Flying Without a Net: Turn Fear of Change into Fuel for Success
Thomas J. DeLong
Before any of us are able to take on monumental challenges, we must first understand ourselves. What is the root of our anxiety when looking to achieve great things? What are our go-to destructive behaviors when that anxiety shows up? How can we find strength in vulnerability and push ourselves to unrivaled success? In Flying Without a Net, Thomas J. DeLong invites you to explore the space between your ears and develop a self-awareness that, preventing you from going off the deep end of your anxieties, might instead lead the way to a transformative future.
The Brain That Changes Itself: Stories of Personal Triumph from the Frontiers of Brain Science
As we venture our way into the vast unknown of the 21st century, advancements in neuroscience are likely to raise our eyebrows year after year. The final frontier of human anatomy, the brain used to be thought of as an organ to be studied on the assumption that it remained much the same throughout a person’s life. However, as Norman Doidge displays in his book, The Brain That Changes Itself, the discovery of neuroplasticity has thrown that assumption out the window and opened a brand new understanding of just how remarkable our brains truly are.

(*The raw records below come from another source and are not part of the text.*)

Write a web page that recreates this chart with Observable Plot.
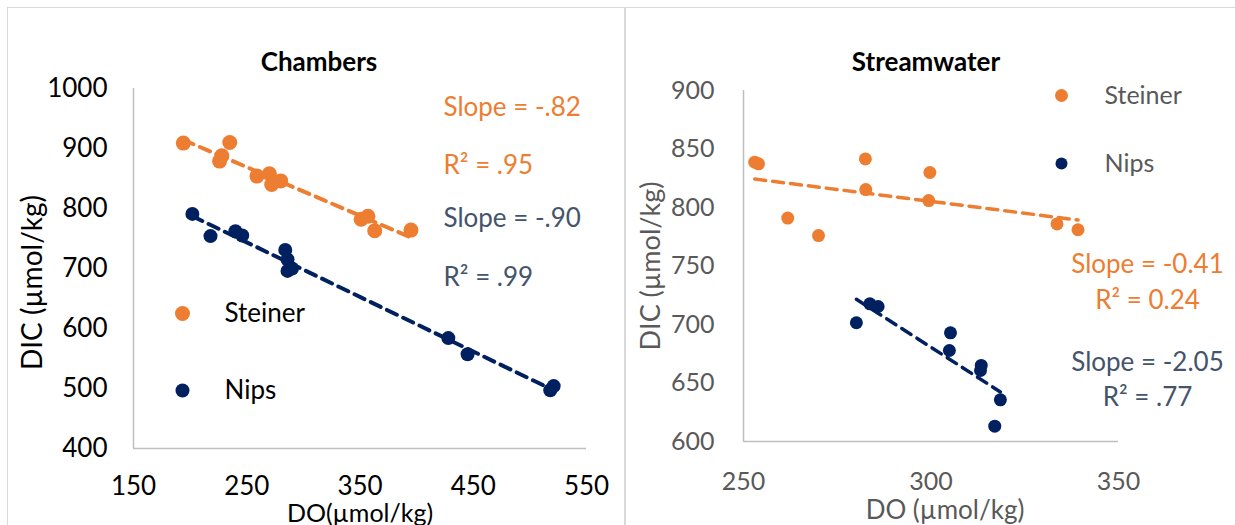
<!DOCTYPE html>
<html><head><meta charset="utf-8">
<script src="https://cdn.jsdelivr.net/npm/d3@7"></script>
<script src="https://cdn.jsdelivr.net/npm/@observablehq/plot@0.6"></script>
<style>
body{margin:0;background:#fff;}
#wrap{position:relative;width:1235px;height:525px;overflow:hidden;background:#fff;font-family:Lato,sans-serif;}
.panel{position:absolute;border:1px solid #D9D9D9;box-sizing:border-box;}
.chart{position:absolute;top:0;}
</style></head><body>
<div id="wrap">
<div class="panel" style="left:7px;top:7px;width:618px;height:600px"></div>
<div class="panel" style="left:625px;top:7px;width:700px;height:600px"></div>
<div id="left" class="chart" style="left:0px"></div>
<div id="right" class="chart" style="left:620px"></div>
</div>
<script>
// ---- Chambers panel data ----
const chamSteinerDO  = [194, 235, 228, 226, 259, 270, 272, 280, 351, 357, 363, 395];
const chamSteinerDIC = [909, 910, 888, 879, 854, 858, 840, 846, 782, 787, 763, 764];
const chamNipsDO     = [202, 218, 240, 246, 284, 286, 286, 290, 428, 445, 518, 521];
const chamNipsDIC    = [791, 754, 762, 755, 731, 715, 696, 700, 584, 557, 497, 504];
const chamXTicks = [150, 250, 350, 450, 550];
const chamYTicks = [400, 500, 600, 700, 800, 900, 1000];

// ---- Streamwater panel data ----
const strSteinerDO  = [253.0, 254.0, 261.8, 270.0, 282.5, 282.6, 299.7, 299.4, 333.6, 339.2];
const strSteinerDIC = [838.7, 837.3, 791.0, 776.0, 841.5, 815.3, 829.9, 805.9, 786.0, 781.0];
const strNipsDO     = [280.1, 283.7, 285.9, 305.2, 304.9, 313.4, 313.2, 318.5, 317.0];
const strNipsDIC    = [701.5, 717.7, 715.4, 692.9, 677.8, 665.0, 660.7, 635.6, 613.1];
const strXTicks = [250, 300, 350];
const strYTicks = [600, 650, 700, 750, 800, 850, 900];

const series = ["Steiner", "Nips"];
const chamLabels = ["Slope = -.82", "R² = .95", "Slope = -.90", "R² = .99"];
const strLabels  = ["Slope = -0.41", "R² = 0.24", "Slope = -2.05", "R² = .77"];

const ORANGE = "#ED7D31", NAVY = "#002060", SLATE = "#44546A", AXIS = "#BFBFBF";
const FONT = "Lato, sans-serif";

const rows = (xs, ys, site) => xs.map((x, i) => ({site, DO: x, DIC: ys[i]}));
const chamS = rows(chamSteinerDO, chamSteinerDIC, series[0]);
const chamN = rows(chamNipsDO, chamNipsDIC, series[1]);
const strS = rows(strSteinerDO, strSteinerDIC, series[0]);
const strN = rows(strNipsDO, strNipsDIC, series[1]);

const txt = (t, anchor, o) => Plot.text([t], {frameAnchor: anchor, textAnchor: "middle", lineAnchor: "middle", fontFamily: FONT, ...o});
const lbl = (t, o) => txt(t, "top-left", o);
const mk = (o) => Plot.dot([0], {frameAnchor: "top-left", ...o});

const left = Plot.plot({
  width: 620, height: 525,
  marginLeft: 133, marginRight: 34, marginTop: 88, marginBottom: 77,
  style: {fontFamily: FONT, background: "transparent"},
  x: {domain: [150, 550]},
  y: {domain: [400, 1000]},
  marks: [
    Plot.ruleY([400], {stroke: AXIS, strokeWidth: 1.5}),
    Plot.ruleX([150], {stroke: AXIS, strokeWidth: 1.5}),
    Plot.axisX({ticks: chamXTicks, label: null, tickSize: 0, tickPadding: 28, fontSize: 26, fill: "#000", tickFormat: d => String(d)}),
    Plot.axisY({ticks: chamYTicks, label: null, tickSize: 0, tickPadding: 26, fontSize: 26, fill: "#000", tickFormat: d => String(d)}),
    Plot.dot(chamS, {x: "DO", y: "DIC", fill: ORANGE, r: 7.5}),
    Plot.dot(chamN, {x: "DO", y: "DIC", fill: NAVY, r: 7}),
    Plot.linearRegressionY(chamS, {x: "DO", y: "DIC", stroke: ORANGE, strokeWidth: 4, strokeDasharray: "11,7", ci: 0}),
    Plot.linearRegressionY(chamN, {x: "DO", y: "DIC", stroke: NAVY, strokeWidth: 4, strokeDasharray: "11,7", ci: 0}),
    txt("Chambers", "top", {dx: -41, dy: -26, fontSize: 26, fontWeight: "bold", fill: "#000"}),
    txt("DIC (µmol/kg)", "left", {rotate: -90, dx: -100, dy: 14, fontSize: 28, fill: "#000"}),
    txt("DO(µmol/kg)", "bottom", {dy: 65, fontSize: 25, fill: "#000"}),
    lbl(chamLabels[0], {dx: 310, dy: 19, textAnchor: "start", fontSize: 26, fill: ORANGE}),
    lbl(chamLabels[1], {dx: 310, dy: 77, textAnchor: "start", fontSize: 26, fill: ORANGE}),
    lbl(chamLabels[2], {dx: 310, dy: 130, textAnchor: "start", fontSize: 26, fill: SLATE}),
    lbl(chamLabels[3], {dx: 310, dy: 189, textAnchor: "start", fontSize: 26, fill: SLATE}),
    mk({dx: 49, dy: 225, r: 7.5, fill: ORANGE}),
    mk({dx: 49, dy: 302, r: 7, fill: NAVY}),
    lbl(series[0], {dx: 91, dy: 225, textAnchor: "start", fontSize: 26, fill: "#000"}),
    lbl(series[1], {dx: 91, dy: 302, textAnchor: "start", fontSize: 26, fill: "#000"})
  ]
});
document.getElementById("left").append(left);

const GRAY = "#595959";
const right = Plot.plot({
  width: 615, height: 525,
  marginLeft: 123, marginRight: 117, marginTop: 90, marginBottom: 84,
  style: {fontFamily: FONT, background: "transparent"},
  x: {domain: [250, 350]},
  y: {domain: [600, 900]},
  marks: [
    Plot.ruleY([600], {stroke: AXIS, strokeWidth: 1.5}),
    Plot.ruleX([250], {stroke: AXIS, strokeWidth: 1.5}),
    Plot.axisX({ticks: strXTicks, label: null, tickSize: 0, tickPadding: 31, fontSize: 25, fill: GRAY, tickFormat: d => String(d)}),
    Plot.axisY({ticks: strYTicks, label: null, tickSize: 0, tickPadding: 29, fontSize: 25, fill: GRAY, tickFormat: d => String(d)}),
    Plot.dot(strS, {x: "DO", y: "DIC", fill: ORANGE, r: 6.5}),
    Plot.dot(strN, {x: "DO", y: "DIC", fill: NAVY, r: 6.5}),
    Plot.linearRegressionY(strS, {x: "DO", y: "DIC", stroke: ORANGE, strokeWidth: 3.5, strokeDasharray: "11,7", ci: 0}),
    Plot.linearRegressionY(strN, {x: "DO", y: "DIC", stroke: NAVY, strokeWidth: 3.5, strokeDasharray: "11,7", ci: 0}),
    txt("Streamwater", "top", {dx: -5, dy: -28, fontSize: 26, fontWeight: "bold", fill: "#000"}),
    txt("DIC (µmol/kg)", "left", {rotate: -90, dx: -92, dy: 0, fontSize: 27, fill: GRAY}),
    txt("DO (µmol/kg)", "bottom", {dy: 69, dx: 14, fontSize: 26, fill: GRAY}),
    mk({dx: 318, dy: 5, r: 6.5, fill: ORANGE}),
    mk({dx: 318, dy: 73, r: 6, fill: NAVY}),
    lbl(series[0], {dx: 361, dy: 5, textAnchor: "start", fontSize: 25, fill: GRAY}),
    lbl(series[1], {dx: 361, dy: 73, textAnchor: "start", fontSize: 25, fill: GRAY}),
    lbl(strLabels[0], {dx: 404, dy: 174, fontSize: 26, fill: ORANGE}),
    lbl(strLabels[1], {dx: 404, dy: 210, fontSize: 26, fill: ORANGE}),
    lbl(strLabels[2], {dx: 404, dy: 272, fontSize: 26, fill: SLATE}),
    lbl(strLabels[3], {dx: 404, dy: 307, fontSize: 26, fill: SLATE})
  ]
});
document.getElementById("right").append(right);
</script>
</body></html>
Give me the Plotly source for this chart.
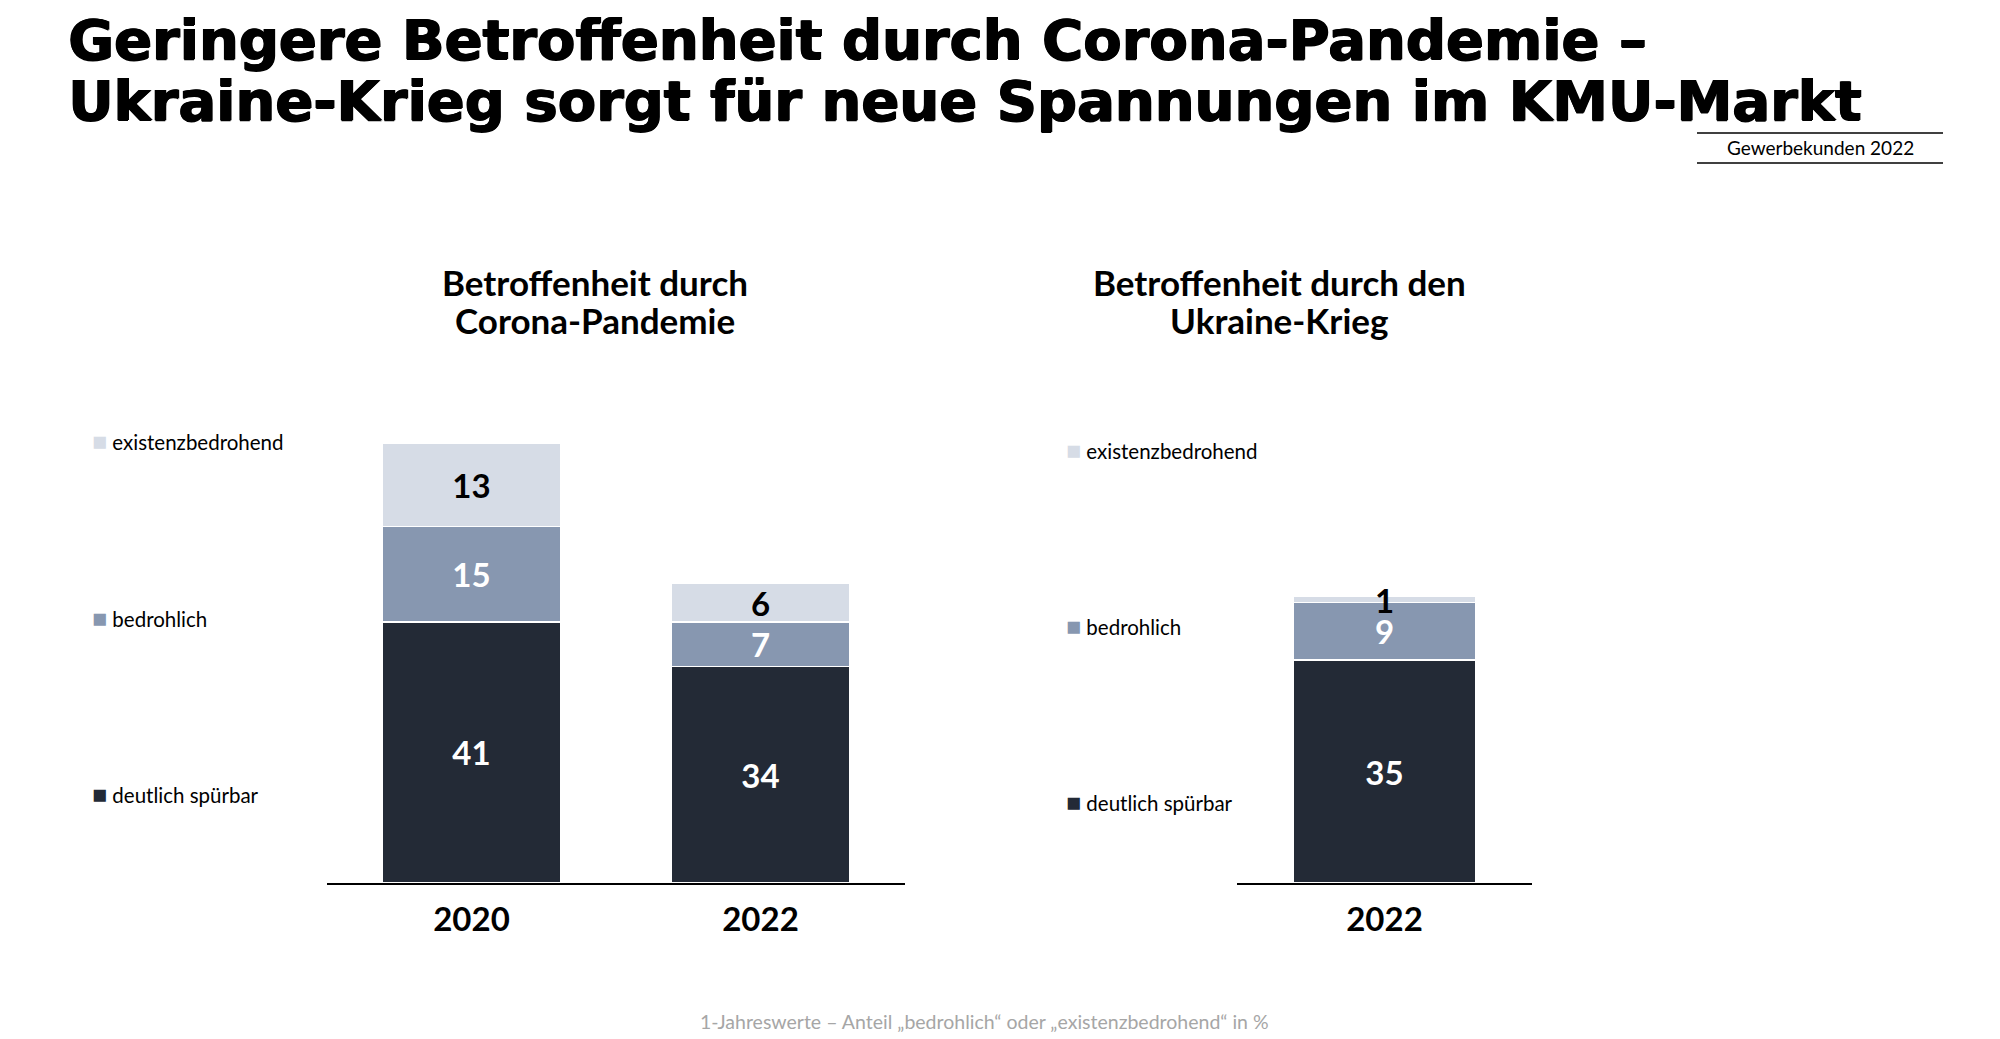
import plotly.graph_objects as go

# Werte aus der Grafik (Anteile in %)
corona_years = ["2020", "2022"]
corona_spuerbar = [41, 34]
corona_bedrohlich = [15, 7]
corona_existenz = [13, 6]

ukraine_years = ["2022"]
ukraine_spuerbar = [35]
ukraine_bedrohlich = [9]
ukraine_existenz = [1]

series_names = ["deutlich spürbar", "bedrohlich", "existenzbedrohend"]
series_colors = ["#232a36", "#8797b0", "#d6dce6"]
label_colors = ["white", "white", "black"]

W, H = 2000, 1039
FONT = "Lato"
OFFSET = 8  # page body margin of the html output


def px_x(x):
    return (x - OFFSET) / W


def px_y(y):
    return 1 - (y - OFFSET) / H


def add_stack(fig, years, values, xaxis, yaxis):
    for name, vals, color, tcolor in zip(series_names, values, series_colors, label_colors):
        fig.add_trace(go.Bar(
            x=years, y=vals, name=name,
            xaxis=xaxis, yaxis=yaxis,
            width=0.62,
            marker=dict(color=color, line=dict(color="white", width=1.5)),
            text=vals, textposition="inside", insidetextanchor="middle",
            textangle=0, constraintext="none",
            textfont=dict(family=FONT, size=33, color=tcolor, weight="bold"),
            hoverinfo="skip", showlegend=False,
        ))


fig = go.Figure()
add_stack(fig, corona_years, [corona_spuerbar, corona_bedrohlich, corona_existenz], "x", "y")
add_stack(fig, ukraine_years, [ukraine_spuerbar, ukraine_bedrohlich, ukraine_existenz], "x2", "y2")

baseline = px_y(883)
y_top = (883 - OFFSET) / 6.37

axis_common = dict(
    type="category", showline=True, linecolor="black", linewidth=2,
    ticks="", showgrid=False, zeroline=False, fixedrange=True,
    tickfont=dict(family=FONT, size=33, color="black", weight="bold"),
    ticklabelstandoff=6,
)
yaxis_common = dict(range=[0, y_top], domain=[baseline, 1], visible=False, fixedrange=True)

fig.update_layout(
    width=W, height=H,
    margin=dict(l=0, r=0, t=0, b=0),
    paper_bgcolor="white", plot_bgcolor="white",
    barmode="stack",
    xaxis=dict(domain=[px_x(327), px_x(905)], range=[-0.5, 1.5], anchor="y", **axis_common),
    yaxis=dict(anchor="x", **yaxis_common),
    xaxis2=dict(domain=[px_x(1237), px_x(1532)], range=[-0.5, 0.5], anchor="y2", **axis_common),
    yaxis2=dict(anchor="x2", **yaxis_common),
)

annotations = []

# Haupttitel
title_lines = [
    ("Geringere Betroffenheit durch Corona-Pandemie –", 39),
    ("Ukraine-Krieg sorgt für neue Spannungen im KMU-Markt", 100),
]
for text, y in title_lines:
    annotations.append(dict(
        text=text, x=px_x(66), y=px_y(y), xanchor="left", yanchor="middle",
        font=dict(family="DejaVu Sans", size=56, color="black", weight="bold",
                  shadow="1px 0 0 #000, -0.6px 0 0 #000, 0 0.8px 0 #000"),
    ))

# Untertitel der beiden Diagramme
subtitles = [
    (595, ["Betroffenheit durch", "Corona-Pandemie"]),
    (1279, ["Betroffenheit durch den", "Ukraine-Krieg"]),
]
for x, lines in subtitles:
    for text, y in zip(lines, [282, 320]):
        annotations.append(dict(
            text=text, x=px_x(x), y=px_y(y), xanchor="center", yanchor="middle",
            font=dict(family=FONT, size=35, color="black", weight="bold"),
        ))

# Legenden links neben den Balken
legend_rows = {
    90: [793, 617, 440],
    1064: [801, 625, 449],
}
for x, ys in legend_rows.items():
    for name, color, y in zip(series_names, series_colors, ys):
        annotations.append(dict(
            text=f'<span style="color:{color};font-size:25px">■</span> {name}',
            x=px_x(x), y=px_y(y), xanchor="left", yanchor="middle",
            font=dict(family=FONT, size=20.5, color="black"),
        ))

# Kennzeichnung oben rechts
annotations.append(dict(
    text="Gewerbekunden 2022", x=px_x(1820), y=px_y(148),
    xanchor="center", yanchor="middle",
    font=dict(family=FONT, size=19, color="black"),
))

# Fußnote
annotations.append(dict(
    text="1-Jahreswerte – Anteil „bedrohlich“ oder „existenzbedrohend“ in %",
    x=px_x(984), y=px_y(1021), xanchor="center", yanchor="middle",
    font=dict(family=FONT, size=19.5, color="#a6a6a6"),
))

for a in annotations:
    a.update(xref="paper", yref="paper", showarrow=False)
fig.update_layout(annotations=annotations)

for y in (133, 163):
    fig.add_shape(type="line", xref="paper", yref="paper",
                  x0=px_x(1697), x1=px_x(1943), y0=px_y(y), y1=px_y(y),
                  line=dict(color="black", width=1.5))

fig.write_html("out.html")
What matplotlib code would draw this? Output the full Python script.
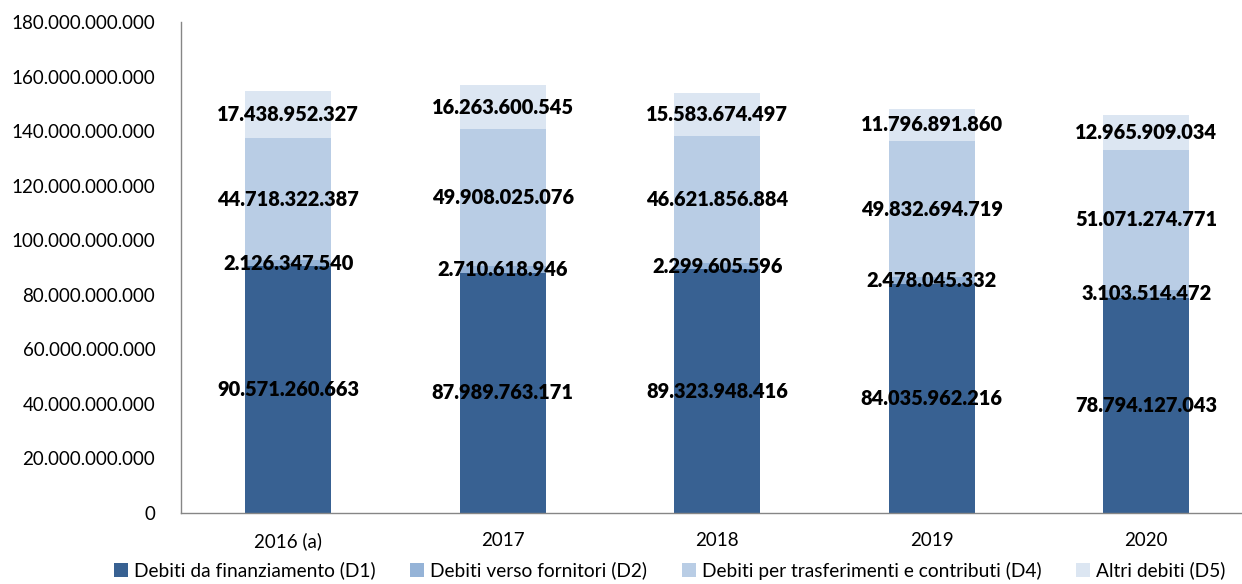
import matplotlib.pyplot as plt
import numpy as np

anni = ['2016 (a)', '2017', '2018', '2019', '2020']
d1 = [90571260663, 87989763171, 89323948416, 84035962216, 78794127043]
d2 = [2126347540, 2710618946, 2299605596, 2478045332, 3103514472]
d4 = [44718322387, 49908025076, 46621856884, 49832694719, 51071274771]
d5 = [17438952327, 16263600545, 15583674497, 11796891860, 12965909034]

serie = [
    ('Debiti da finanziamento (D1)', d1, '#386192'),
    ('Debiti verso fornitori (D2)', d2, '#95b3d7'),
    ('Debiti per trasferimenti e contributi (D4)', d4, '#b9cde5'),
    ('Altri debiti (D5)', d5, '#dce6f2'),
]

def fmt_it(v):
    return '{:,}'.format(int(v)).replace(',', '.')

plt.rcParams['font.family'] = ['Lato', 'DejaVu Sans']

fig = plt.figure(figsize=(12.42, 5.84), dpi=100)
ax = fig.add_axes([0.1457, 0.1216, 0.8543, 0.8407])

x = np.arange(len(anni))
bottom = np.zeros(len(anni))
for nome, vals, col in serie:
    vals = np.array(vals, dtype=float)
    ax.bar(x, vals, 0.4, bottom=bottom, color=col, label=nome, zorder=2)
    for xi, b, v in zip(x, bottom, vals):
        ax.text(xi, b + v / 2, fmt_it(v), ha='center', va='center',
                fontsize=14.4, fontweight='heavy', color='black', zorder=3)
    bottom += vals

ax.set_xlim(-0.5, 4.446)
ax.set_ylim(0, 180e9)
ax.set_yticks(np.arange(0, 180e9 + 1, 20e9))
ax.set_yticklabels([fmt_it(v) for v in np.arange(0, 180e9 + 1, 20e9)], fontsize=13.5)
ax.set_xticks(x)
ax.set_xticklabels(anni, fontsize=13.5)
ax.tick_params(axis='both', length=0)
ax.tick_params(axis='y', pad=18.5)
ax.tick_params(axis='x', pad=14)

for s in ['top', 'right']:
    ax.spines[s].set_visible(False)
for s in ['left', 'bottom']:
    ax.spines[s].set_color('#868686')
    ax.spines[s].set_linewidth(1)

fig.legend(loc='lower center', bbox_to_anchor=(0.539, -0.022), ncol=4, frameon=False,
           fontsize=13.8, handlelength=0.75, handleheight=0.75, handletextpad=0.3,
           columnspacing=1.8)

fig.savefig('out.png', dpi=100)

The Importance of Being Little: What Young Children Really Need from Grownups
The majority of learner-centered transformation is occurring in secondary environments. Much of this is due to the arbitrary limits we put on our younger learners. Can they really “own” their learning? Can they experience open-walled learning beyond the traditional field trip? These leading questions allow us to kick the can down the road and worry about perfecting our new systems with older learners first, without thinking too much about the new generations in waiting. Erika Christakis invites us to break away from this mindset in The Importance of Being Little and reconsider the possibilities of our youngest learners.